I was able to semi-reproduce this problem. While leaving "watch ip a" running, my session was cut and the last output on the screen was a valid_lft and preferred_lft of 1 second.... I think it's safe to assume that there was a timeout.

What's odd about this case is that when I logged back in, I had a default route. Normally the default route doesn't exist and have to log in through an out-of-band method to re-add it.

I used the latest CentOS 7 image from here:

http://cloud.centos.org/centos/7/images/

I haven't yet looked if there has been a dhclient update since I first ran into this issue.

I'm currently re-running the tests to see if I will run into an occurrence where the default gateway is _not_ re-added.

Attached is a pcap file of DHCP traffic. AFAICT, the bump in connectivity happened at packet 1523.

Thanks,
Joe

Comment 8 Joe 2015-04-23 19:52:41 UTC

I was able to reproduce this problem entirely yesterday -- lost gateway and all. It was at the end of the day when I noticed it had happened, so I just killed tcpdump and went home.

When I came back in today, I noticed the gateway had returned! I have no idea when, though. I even have a screenshot of my console showing both no default route and a default route if you'd like to double-check. :)

The packet dump looks the same as the last one I uploaded. I'd be happy to still upload it, though.
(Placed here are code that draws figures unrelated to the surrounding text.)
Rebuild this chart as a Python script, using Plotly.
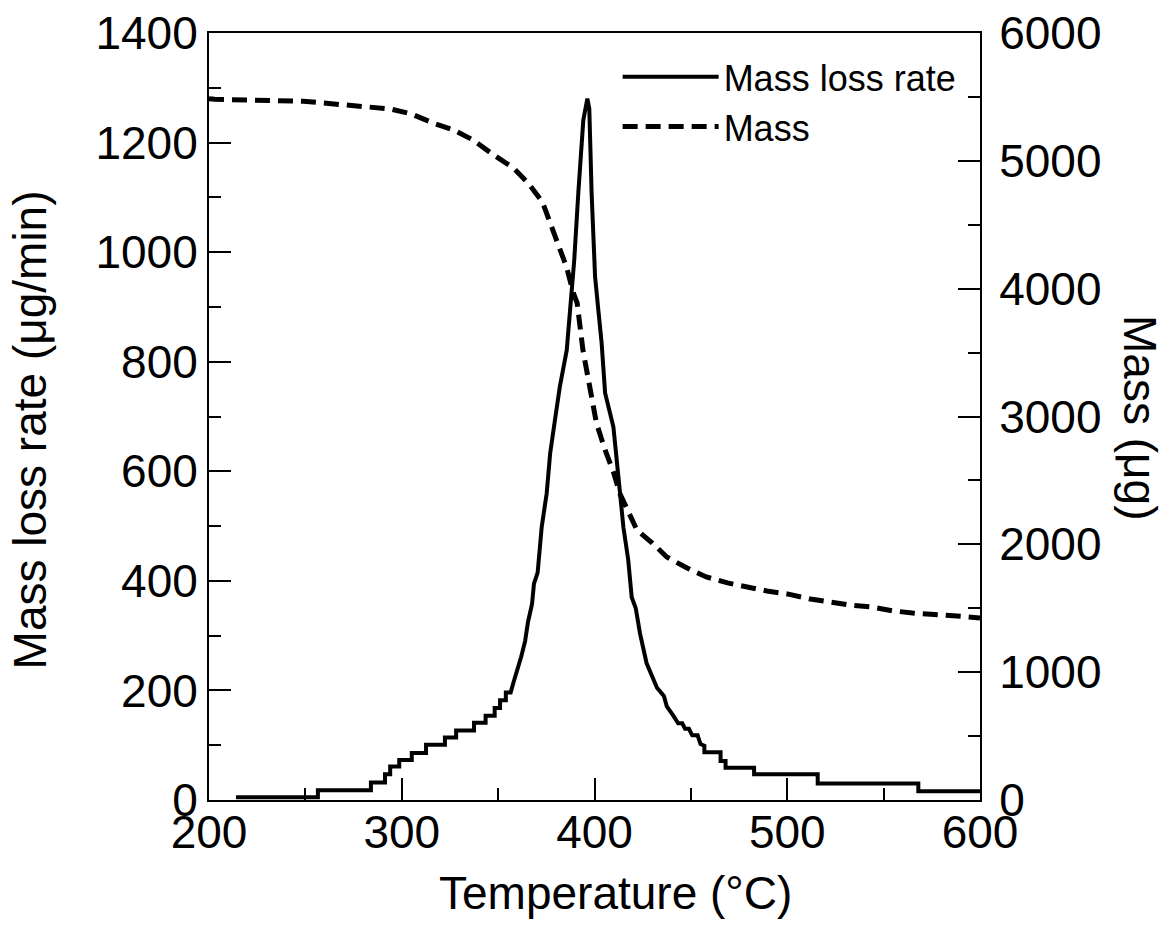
import plotly.graph_objects as go

# Temperature (°C) and mass loss rate (µg/min) — stepped where the rate is low
rate_T = [214, 256.5, 256.5, 284, 284, 291.3, 291.3, 294, 294, 298.7, 298.7, 305.2, 305.2,
          312.6, 312.6, 322.4, 322.4, 328.2, 328.2, 337.5, 337.5, 343.5, 343.5, 348.2, 348.2,
          351, 351, 354, 354, 356.5, 358, 360.3, 362, 364, 365.5, 367.6, 368.6, 370.5, 372.6,
          375.2, 377, 379.5, 382, 385.6, 387.6, 389.5, 391.6, 392.5, 394.2, 396.3, 397.3,
          398.5, 400.3, 402, 403.7, 405.5, 407.5, 409.8, 412.4, 415, 417.5, 419.3, 421.4,
          423.6, 427, 430, 432.4, 436, 437.5, 440.7, 443.4, 445.5, 447, 449, 450.7, 453.5,
          455, 457, 457, 465.4, 465.4, 468, 468, 482.8, 482.8, 515.8, 515.8, 568, 568, 600]
rate_v = [5, 5, 18, 18, 32, 32, 47, 47, 61, 61, 73, 73, 86,
          86, 101, 101, 114, 114, 127, 127, 141, 141, 154, 154, 168,
          168, 182, 182, 196, 196, 215, 240, 262, 290, 325, 358, 395, 415, 498,
          560, 633, 694, 754, 821, 913, 986, 1108, 1155, 1241, 1280, 1262,
          1108, 955, 894, 834, 743, 712, 681, 590, 498, 438, 370, 350,
          304, 250, 225, 205, 190, 171, 155, 140, 140, 130, 130, 118, 118,
          102, 99, 87, 87, 71, 71, 59, 59, 47, 47, 30, 30, 16, 16]

# Temperature (°C) and remaining sample mass (µg)
mass_T = [200, 203, 249, 273, 294, 305, 316, 327, 337, 347, 358, 365.5, 373, 377, 381,
          385.5, 389, 391, 394, 396.6, 401, 405.5, 410, 413, 417, 422, 430, 437.5, 448,
          458, 469, 479, 489.5, 500, 512, 522, 532.5, 544, 555, 565, 576.7, 588, 600]
mass_m = [5485, 5481, 5466, 5437, 5406, 5367, 5297, 5241, 5163, 5053, 4944, 4827, 4678,
          4514, 4357, 4169, 3966, 3888, 3520, 3309, 2949, 2738, 2558, 2402, 2269, 2112,
          2010, 1901, 1815, 1745, 1698, 1666, 1635, 1612, 1572, 1549, 1525, 1510, 1479,
          1463, 1455, 1439, 1424]

x_ticks = [200, 300, 400, 500, 600]
rate_ticks = [0, 200, 400, 600, 800, 1000, 1200, 1400]
mass_ticks = [0, 1000, 2000, 3000, 4000, 5000, 6000]

FONT = "Liberation Sans, Arial, Helvetica, sans-serif"

fig = go.Figure()
fig.add_trace(go.Scatter(
    x=rate_T, y=rate_v, mode="lines", name="Mass loss rate",
    line=dict(color="black", width=4), yaxis="y"))
fig.add_trace(go.Scatter(
    x=mass_T, y=mass_m, mode="lines", name="Mass",
    line=dict(color="black", width=5, dash="15px,8px"), yaxis="y2"))

axis_common = dict(
    showgrid=False, zeroline=False, showline=True, linecolor="black", linewidth=2,
    ticks="inside", ticklen=22, tickwidth=2, tickcolor="black", automargin=False,
    tickfont=dict(family=FONT, size=46, color="black"),
)

fig.update_layout(
    width=1167, height=937,
    margin=dict(l=209, r=187, t=33, b=137),
    paper_bgcolor="white", plot_bgcolor="white",
    font=dict(family=FONT, color="black"),
    showlegend=True,
    legend=dict(
        x=0.53, y=0.982, xanchor="left", yanchor="top",
        bgcolor="rgba(0,0,0,0)", borderwidth=0,
        font=dict(family=FONT, size=36, color="black"),
        itemwidth=96,
    ),
    xaxis=dict(
        range=[200, 600], tickvals=x_ticks, mirror=True,
        minor=dict(dtick=50, ticks="inside", ticklen=12, tickwidth=2, tickcolor="black"),
        ticklabelstandoff=-9,
        **axis_common),
    yaxis=dict(
        range=[0, 1400], tickvals=rate_ticks,
        minor=dict(dtick=100, ticks="inside", ticklen=12, tickwidth=2, tickcolor="black"),
        ticklabelstandoff=0,
        **axis_common),
    yaxis2=dict(
        range=[0, 6000], tickvals=mass_ticks, overlaying="y", side="right",
        minor=dict(dtick=500, ticks="inside", ticklen=12, tickwidth=2, tickcolor="black"),
        ticklabelstandoff=8,
        **axis_common),
    annotations=[
        dict(text="Temperature (°C)", xref="paper", yref="paper", x=0.527, y=-0.121,
             xanchor="center", yanchor="middle", showarrow=False,
             font=dict(family=FONT, size=46, color="black")),
        dict(text="Mass loss rate (μg/min)", xref="paper", yref="paper", x=-0.232, y=0.482,
             xanchor="center", yanchor="middle", showarrow=False, textangle=-90,
             font=dict(family=FONT, size=46, color="black")),
        dict(text="Mass (μg)", xref="paper", yref="paper", x=1.2075, y=0.498,
             xanchor="center", yanchor="middle", showarrow=False, textangle=90,
             font=dict(family=FONT, size=46, color="black")),
    ],
)

fig.write_html("out.html")
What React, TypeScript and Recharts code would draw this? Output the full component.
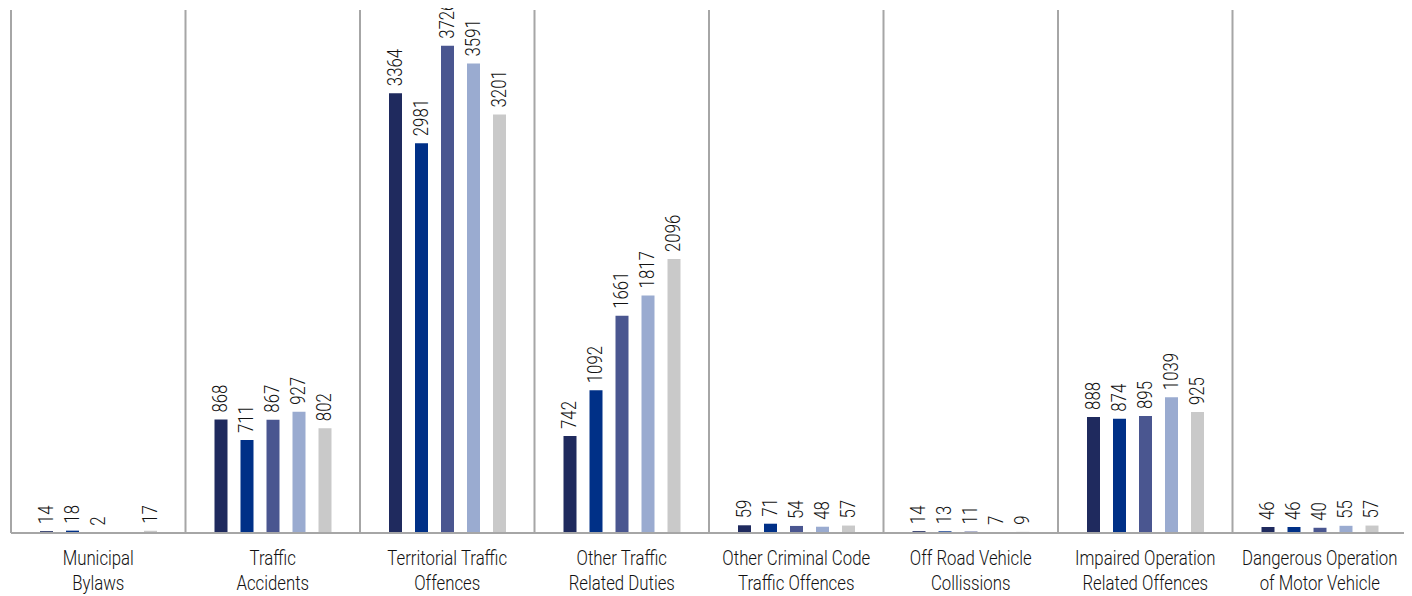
import { BarChart, Bar, XAxis, YAxis, CartesianGrid, LabelList } from 'recharts';

const categories = [
  ['Municipal', 'Bylaws'],
  ['Traffic', 'Accidents'],
  ['Territorial Traffic', 'Offences'],
  ['Other Traffic', 'Related Duties'],
  ['Other Criminal Code', 'Traffic Offences'],
  ['Off Road Vehicle', 'Collissions'],
  ['Impaired Operation', 'Related Offences'],
  ['Dangerous Operation', 'of Motor Vehicle'],
];

const seriesNames = ['s1', 's2', 's3', 's4', 's5'];
const seriesColors = ['#1f2a5e', '#003087', '#4a5690', '#9aabd0', '#c9c9c9'];

const s1 = [14, 868, 3364, 742, 59, 14, 888, 46];
const s2 = [18, 711, 2981, 1092, 71, 13, 874, 46];
const s3 = [2, 867, 3726, 1661, 54, 11, 895, 40];
const s4 = [0, 927, 3591, 1817, 48, 7, 1039, 55];
const s5 = [17, 802, 3201, 2096, 57, 9, 925, 57];
const seriesValues = [s1, s2, s3, s4, s5];

const data = categories.map((c, i) => {
  const row: any = { name: c.join('\n') };
  seriesNames.forEach((s, k) => {
    row[s] = seriesValues[k][i];
  });
  return row;
});

const FONT = 'Roboto, sans-serif';
const NARROW = 0.84;

const ValueLabel = (props: any) => {
  const { x, y, width, value } = props;
  const cx = x + width / 2;
  const cy = y - 7;
  return (
    <text
      x={0}
      y={0}
      transform={`translate(${cx} ${cy}) rotate(-90) scale(${NARROW} 1)`}
      textAnchor="start"
      dominantBaseline="central"
      fontSize={20}
      fontWeight={300}
      fontFamily={FONT}
      fill="#111"
    >
      {value}
    </text>
  );
};

const CategoryTick = (props: any) => {
  const { x, y, payload } = props;
  const lines = String(payload.value).split('\n');
  return (
    <g>
      {lines.map((l, i) => (
        <text
          key={i}
          x={0}
          y={0}
          transform={`translate(${x} ${y + 32 + i * 25}) scale(${NARROW} 1)`}
          textAnchor="middle"
          fontSize={20}
          fontWeight={300}
          fontFamily={FONT}
          fill="#111"
        >
          {l}
        </text>
      ))}
    </g>
  );
};

export default function App() {
  return (
    <BarChart
      width={1404}
      height={588}
      data={data}
      margin={{ top: 2, right: 5, bottom: 0, left: 3 }}
      barSize={13}
      barGap={13}
    >
      <CartesianGrid
        horizontal={false}
        stroke="#a6a6a6"
        strokeWidth={2}
        verticalCoordinatesGenerator={({ offset }: any) =>
          categories.map((_, i) => offset.left + (i * offset.width) / categories.length)
        }
      />
      <XAxis
        dataKey="name"
        interval={0}
        height={63}
        tickLine={false}
        tickSize={0}
        tickMargin={0}
        axisLine={{ stroke: '#a6a6a6', strokeWidth: 2 }}
        tick={<CategoryTick />}
      />
      <YAxis hide domain={[0, 4000]} />
      {seriesNames.map((s, k) => (
        <Bar key={s} dataKey={s} fill={seriesColors[k]} isAnimationActive={false}>
          <LabelList dataKey={s} content={<ValueLabel />} />
        </Bar>
      ))}
    </BarChart>
  );
}
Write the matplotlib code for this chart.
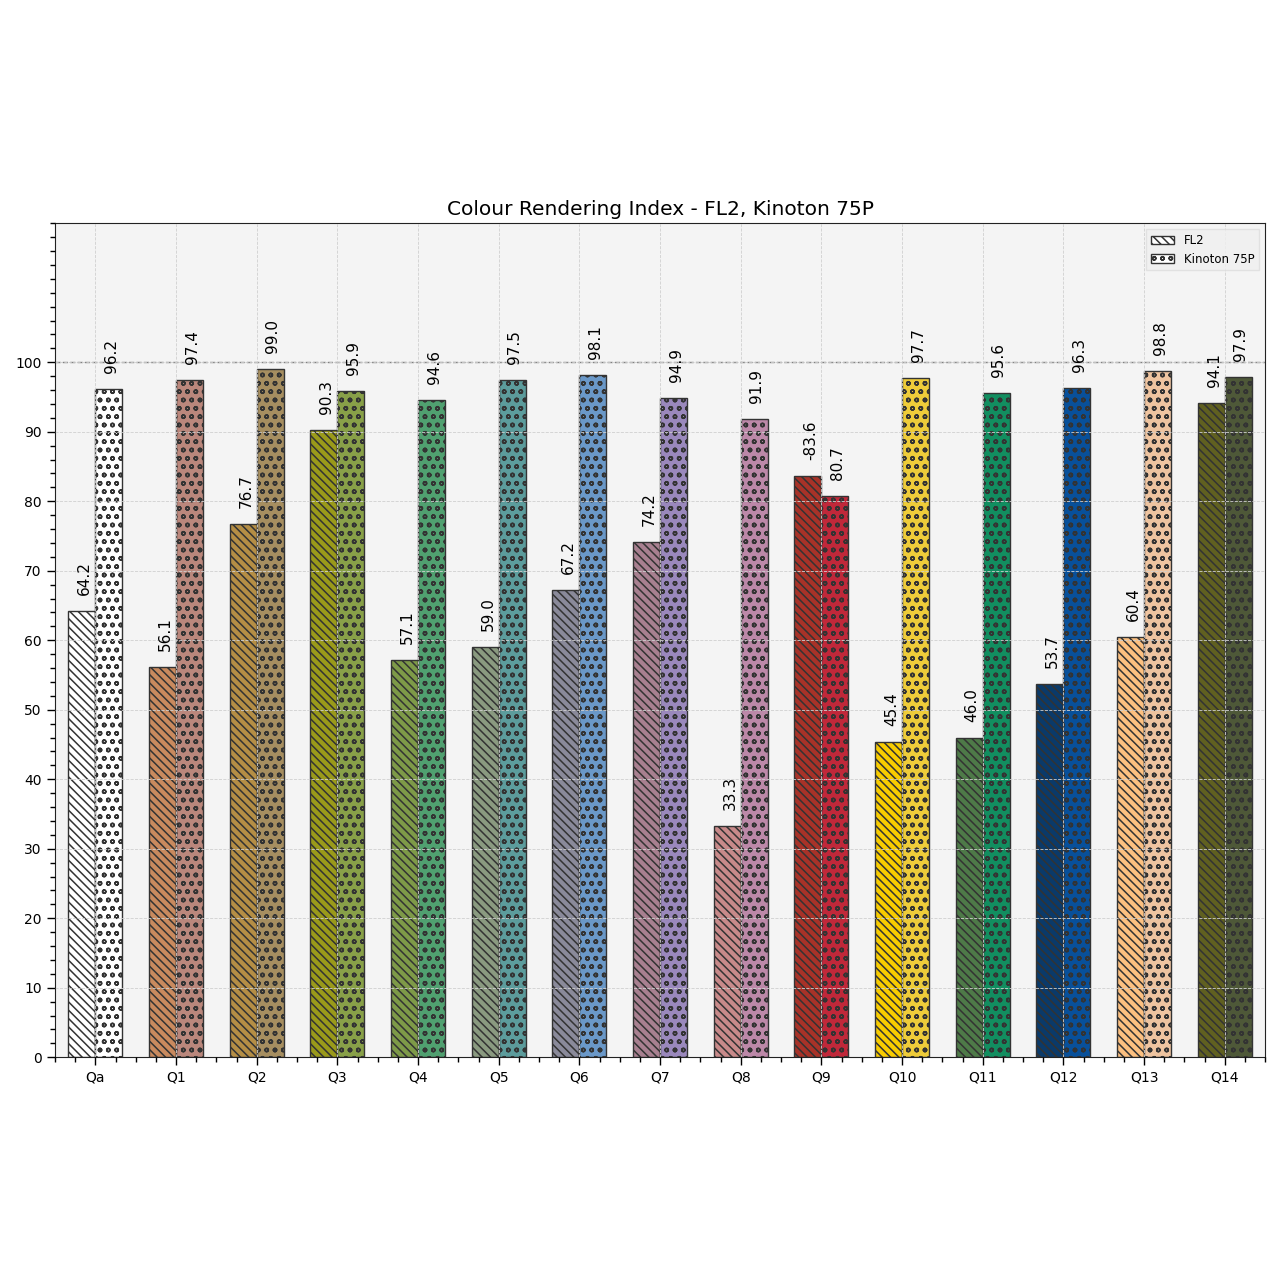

Comment 16 Pavel Zhukov 2019-07-18 08:27:52 UTC

This bug was evaluated by the sub-system and was not considered as a priority for the release, so it's being closed now as WONTFIX. Feel free to re-open the bug if there is a business reason to deliver a fix for this issue.
Note the workaround for this issue is included in Red Hat Enterprise Linux 8. Please check if the issue exists there and open new bug if it's the case.